EXERCISE >> The data below should be restated word for word, with every picture omitted.

++++++++

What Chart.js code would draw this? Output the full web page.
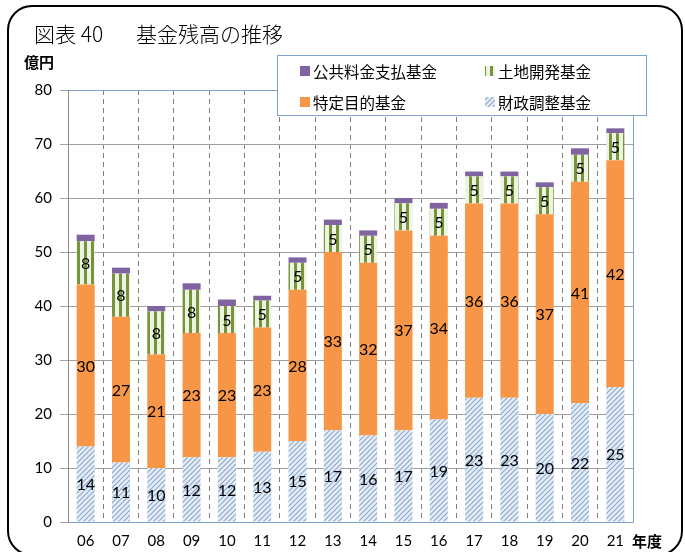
<!DOCTYPE html>
<html lang="ja">
<head>
<meta charset="utf-8">
<title>基金残高の推移</title>
<script src="https://cdn.jsdelivr.net/npm/chart.js@4"></script>
<style>
  html, body { margin: 0; padding: 0; background: #fff; }
</style>
</head>
<body>
<canvas id="fundChart" width="685" height="552"></canvas>
<script>
// 年度
const years = ['06', '07', '08', '09', '10', '11', '12', '13', '14', '15', '16', '17', '18', '19', '20', '21'];
// 億円
const zaiseiChosei = [14, 11, 10, 12, 12, 13, 15, 17, 16, 17, 19, 23, 23, 20, 22, 25];
const tokuteiMokuteki = [30, 27, 21, 23, 23, 23, 28, 33, 32, 37, 34, 36, 36, 37, 41, 42];
const tochiKaihatsu = [8, 8, 8, 8, 5, 5, 5, 5, 5, 5, 5, 5, 5, 5, 5, 5];
const kokyoRyokin = [1.2, 1.1, 1.0, 1.2, 1.2, 0.9, 1.0, 1.0, 1.0, 1.0, 1.1, 0.9, 0.9, 0.9, 1.2, 0.9];
const yMax = 80;
const yStep = 10;

const NUM_FONT = 'Lato, "DejaVu Sans", sans-serif';
const JP_FONT = '"Noto Sans CJK JP", sans-serif';

// 斜線パターン（財政調整基金）
function makeHatch() {
  const s = 5;
  const c = document.createElement('canvas');
  c.width = s; c.height = s;
  const g = c.getContext('2d');
  g.fillStyle = '#e6edf6';
  g.fillRect(0, 0, s, s);
  g.strokeStyle = '#8aa9ce';
  g.lineWidth = 1.2;
  g.beginPath();
  g.moveTo(0, s); g.lineTo(s, 0);
  g.moveTo(-1, 1); g.lineTo(1, -1);
  g.moveTo(s - 1, s + 1); g.lineTo(s + 1, s - 1);
  g.stroke();
  return g.createPattern(c, 'repeat');
}

// 縦縞パターン（土地開発基金）
function makeStripes() {
  const c = document.createElement('canvas');
  c.width = 7; c.height = 4;
  const g = c.getContext('2d');
  g.fillStyle = '#edf3e1';
  g.fillRect(0, 0, 7, 4);
  g.fillStyle = '#77933c';
  g.fillRect(0, 0, 3, 4);
  return g.createPattern(c, 'repeat');
}

const hatch = makeHatch();
const stripes = makeStripes();

const decor = {
  id: 'decor',
  beforeDraw(chart) {
    const ctx = chart.ctx;
    ctx.save();
    ctx.fillStyle = '#fff';
    ctx.fillRect(0, 0, chart.width, chart.height);
    ctx.restore();
  },
  beforeDatasetsDraw(chart) {
    const { ctx, chartArea: a } = chart;
    ctx.save();
    ctx.lineWidth = 1;
    ctx.strokeStyle = '#7ea3d2';
    ctx.beginPath();
    ctx.moveTo(a.left, a.top + 0.5);
    ctx.lineTo(a.right + 0.5, a.top + 0.5);
    ctx.lineTo(a.right + 0.5, a.bottom + 0.5);
    ctx.lineTo(a.left, a.bottom + 0.5);
    ctx.stroke();
    ctx.strokeStyle = '#8c8c8c';
    ctx.beginPath();
    ctx.moveTo(a.left + 0.5, a.top);
    ctx.lineTo(a.left + 0.5, a.bottom);
    ctx.stroke();
    ctx.restore();
  },
  afterDatasetsDraw(chart) {
    const ctx = chart.ctx;
    ctx.save();
    ctx.font = '16px ' + NUM_FONT;
    ctx.fillStyle = '#000';
    ctx.textAlign = 'center';
    ctx.textBaseline = 'middle';
    chart.data.datasets.forEach((ds, i) => {
      if (!ds.showValue) return;
      chart.getDatasetMeta(i).data.forEach((bar, j) => {
        const p = bar.getProps(['x', 'y', 'base'], true);
        ctx.fillText(String(ds.data[j]), p.x, (p.y + p.base) / 2 + 1);
      });
    });
    ctx.restore();
  },
  afterDraw(chart) {
    const ctx = chart.ctx;
    ctx.save();

    // 凡例
    ctx.fillStyle = '#fff';
    ctx.fillRect(277, 55, 369, 60);
    ctx.strokeStyle = '#7ea3d2';
    ctx.lineWidth = 1;
    ctx.strokeRect(277.5, 55.5, 369, 60);
    const order = [
      ['公共料金支払基金', 300, 71],
      ['土地開発基金', 485, 71],
      ['特定目的基金', 300, 102],
      ['財政調整基金', 485, 102]
    ];
    ctx.font = '15.5px ' + JP_FONT;
    ctx.textBaseline = 'middle';
    ctx.textAlign = 'left';
    order.forEach(([label, x, y]) => {
      const ds = chart.data.datasets.find(d => d.label === label);
      ctx.fillStyle = ds.backgroundColor;
      ctx.fillRect(x, y - 5, 10, 10);
      ctx.fillStyle = '#000';
      ctx.fillText(label, x + 13, y + 1);
    });

    // 表題・単位
    ctx.fillStyle = '#000';
    ctx.font = '300 21px ' + JP_FONT;
    ctx.textBaseline = 'middle';
    ctx.fillText('図表 40', 34, 34);
    ctx.fillText('基金残高の推移', 136, 34);
    ctx.font = 'bold 15px ' + JP_FONT;
    ctx.fillText('億円', 24, 62);
    ctx.fillText('年度', 632, 541);

    // 外枠
    ctx.strokeStyle = '#000';
    ctx.lineWidth = 2;
    ctx.beginPath();
    ctx.roundRect(8, 6, 674, 549, 24);
    ctx.stroke();
    ctx.restore();
  }
};

new Chart(document.getElementById('fundChart'), {
  type: 'bar',
  data: {
    labels: years,
    datasets: [
      { label: '財政調整基金', data: zaiseiChosei, backgroundColor: hatch, showValue: true },
      { label: '特定目的基金', data: tokuteiMokuteki, backgroundColor: '#f79646', showValue: true },
      { label: '土地開発基金', data: tochiKaihatsu, backgroundColor: stripes, showValue: true },
      { label: '公共料金支払基金', data: kokyoRyokin, backgroundColor: '#8064a2', showValue: false }
    ]
  },
  options: {
    responsive: false,
    animation: false,
    devicePixelRatio: 1,
    layout: { padding: { top: 90, right: 52, bottom: 0, left: 0 } },
    datasets: { bar: { categoryPercentage: 1, barPercentage: 0.51 } },
    plugins: { legend: { display: false }, tooltip: { enabled: false } },
    scales: {
      x: {
        stacked: true,
        grid: { offset: true, color: '#808080', drawTicks: false },
        border: { display: false, dash: [5, 4] },
        ticks: { color: '#000', font: { family: NUM_FONT, size: 15 }, padding: 10 },
        afterFit(scale) { scale.height = 30; }
      },
      y: {
        stacked: true,
        min: 0,
        max: yMax,
        grid: { color: '#a0a0a0', tickLength: 8 },
        border: { display: false },
        ticks: { stepSize: yStep, color: '#000', font: { family: NUM_FONT, size: 15 }, padding: 8 },
        afterFit(scale) { scale.width = 68; }
      }
    }
  },
  plugins: [decor]
});
</script>
</body>
</html>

++++++++

TASK ANSWER >>
What Chart.js code would draw this? Output the full web page.
<!DOCTYPE html>
<html lang="ja">
<head>
<meta charset="utf-8">
<title>基金残高の推移</title>
<script src="https://cdn.jsdelivr.net/npm/chart.js@4"></script>
<style>
  html, body { margin: 0; padding: 0; background: #fff; }
</style>
</head>
<body>
<canvas id="fundChart" width="685" height="552"></canvas>
<script>
// 年度
const years = ['06', '07', '08', '09', '10', '11', '12', '13', '14', '15', '16', '17', '18', '19', '20', '21'];
// 億円
const zaiseiChosei = [14, 11, 10, 12, 12, 13, 15, 17, 16, 17, 19, 23, 23, 20, 22, 25];
const tokuteiMokuteki = [30, 27, 21, 23, 23, 23, 28, 33, 32, 37, 34, 36, 36, 37, 41, 42];
const tochiKaihatsu = [8, 8, 8, 8, 5, 5, 5, 5, 5, 5, 5, 5, 5, 5, 5, 5];
const kokyoRyokin = [1.2, 1.1, 1.0, 1.2, 1.2, 0.9, 1.0, 1.0, 1.0, 1.0, 1.1, 0.9, 0.9, 0.9, 1.2, 0.9];
const yMax = 80;
const yStep = 10;

const NUM_FONT = 'Lato, "DejaVu Sans", sans-serif';
const JP_FONT = '"Noto Sans CJK JP", sans-serif';

// 斜線パターン（財政調整基金）
function makeHatch() {
  const s = 5;
  const c = document.createElement('canvas');
  c.width = s; c.height = s;
  const g = c.getContext('2d');
  g.fillStyle = '#e6edf6';
  g.fillRect(0, 0, s, s);
  g.strokeStyle = '#8aa9ce';
  g.lineWidth = 1.2;
  g.beginPath();
  g.moveTo(0, s); g.lineTo(s, 0);
  g.moveTo(-1, 1); g.lineTo(1, -1);
  g.moveTo(s - 1, s + 1); g.lineTo(s + 1, s - 1);
  g.stroke();
  return g.createPattern(c, 'repeat');
}

// 縦縞パターン（土地開発基金）
function makeStripes() {
  const c = document.createElement('canvas');
  c.width = 7; c.height = 4;
  const g = c.getContext('2d');
  g.fillStyle = '#edf3e1';
  g.fillRect(0, 0, 7, 4);
  g.fillStyle = '#77933c';
  g.fillRect(0, 0, 3, 4);
  return g.createPattern(c, 'repeat');
}

const hatch = makeHatch();
const stripes = makeStripes();

const decor = {
  id: 'decor',
  beforeDraw(chart) {
    const ctx = chart.ctx;
    ctx.save();
    ctx.fillStyle = '#fff';
    ctx.fillRect(0, 0, chart.width, chart.height);
    ctx.restore();
  },
  beforeDatasetsDraw(chart) {
    const { ctx, chartArea: a } = chart;
    ctx.save();
    ctx.lineWidth = 1;
    ctx.strokeStyle = '#7ea3d2';
    ctx.beginPath();
    ctx.moveTo(a.left, a.top + 0.5);
    ctx.lineTo(a.right + 0.5, a.top + 0.5);
    ctx.lineTo(a.right + 0.5, a.bottom + 0.5);
    ctx.lineTo(a.left, a.bottom + 0.5);
    ctx.stroke();
    ctx.strokeStyle = '#8c8c8c';
    ctx.beginPath();
    ctx.moveTo(a.left + 0.5, a.top);
    ctx.lineTo(a.left + 0.5, a.bottom);
    ctx.stroke();
    ctx.restore();
  },
  afterDatasetsDraw(chart) {
    const ctx = chart.ctx;
    ctx.save();
    ctx.font = '16px ' + NUM_FONT;
    ctx.fillStyle = '#000';
    ctx.textAlign = 'center';
    ctx.textBaseline = 'middle';
    chart.data.datasets.forEach((ds, i) => {
      if (!ds.showValue) return;
      chart.getDatasetMeta(i).data.forEach((bar, j) => {
        const p = bar.getProps(['x', 'y', 'base'], true);
        ctx.fillText(String(ds.data[j]), p.x, (p.y + p.base) / 2 + 1);
      });
    });
    ctx.restore();
  },
  afterDraw(chart) {
    const ctx = chart.ctx;
    ctx.save();

    // 凡例
    ctx.fillStyle = '#fff';
    ctx.fillRect(277, 55, 369, 60);
    ctx.strokeStyle = '#7ea3d2';
    ctx.lineWidth = 1;
    ctx.strokeRect(277.5, 55.5, 369, 60);
    const order = [
      ['公共料金支払基金', 300, 71],
      ['土地開発基金', 485, 71],
      ['特定目的基金', 300, 102],
      ['財政調整基金', 485, 102]
    ];
    ctx.font = '15.5px ' + JP_FONT;
    ctx.textBaseline = 'middle';
    ctx.textAlign = 'left';
    order.forEach(([label, x, y]) => {
      const ds = chart.data.datasets.find(d => d.label === label);
      ctx.fillStyle = ds.backgroundColor;
      ctx.fillRect(x, y - 5, 10, 10);
      ctx.fillStyle = '#000';
      ctx.fillText(label, x + 13, y + 1);
    });

    // 表題・単位
    ctx.fillStyle = '#000';
    ctx.font = '300 21px ' + JP_FONT;
    ctx.textBaseline = 'middle';
    ctx.fillText('図表 40', 34, 34);
    ctx.fillText('基金残高の推移', 136, 34);
    ctx.font = 'bold 15px ' + JP_FONT;
    ctx.fillText('億円', 24, 62);
    ctx.fillText('年度', 632, 541);

    // 外枠
    ctx.strokeStyle = '#000';
    ctx.lineWidth = 2;
    ctx.beginPath();
    ctx.roundRect(8, 6, 674, 549, 24);
    ctx.stroke();
    ctx.restore();
  }
};

new Chart(document.getElementById('fundChart'), {
  type: 'bar',
  data: {
    labels: years,
    datasets: [
      { label: '財政調整基金', data: zaiseiChosei, backgroundColor: hatch, showValue: true },
      { label: '特定目的基金', data: tokuteiMokuteki, backgroundColor: '#f79646', showValue: true },
      { label: '土地開発基金', data: tochiKaihatsu, backgroundColor: stripes, showValue: true },
      { label: '公共料金支払基金', data: kokyoRyokin, backgroundColor: '#8064a2', showValue: false }
    ]
  },
  options: {
    responsive: false,
    animation: false,
    devicePixelRatio: 1,
    layout: { padding: { top: 90, right: 52, bottom: 0, left: 0 } },
    datasets: { bar: { categoryPercentage: 1, barPercentage: 0.51 } },
    plugins: { legend: { display: false }, tooltip: { enabled: false } },
    scales: {
      x: {
        stacked: true,
        grid: { offset: true, color: '#808080', drawTicks: false },
        border: { display: false, dash: [5, 4] },
        ticks: { color: '#000', font: { family: NUM_FONT, size: 15 }, padding: 10 },
        afterFit(scale) { scale.height = 30; }
      },
      y: {
        stacked: true,
        min: 0,
        max: yMax,
        grid: { color: '#a0a0a0', tickLength: 8 },
        border: { display: false },
        ticks: { stepSize: yStep, color: '#000', font: { family: NUM_FONT, size: 15 }, padding: 8 },
        afterFit(scale) { scale.width = 68; }
      }
    }
  },
  plugins: [decor]
});
</script>
</body>
</html>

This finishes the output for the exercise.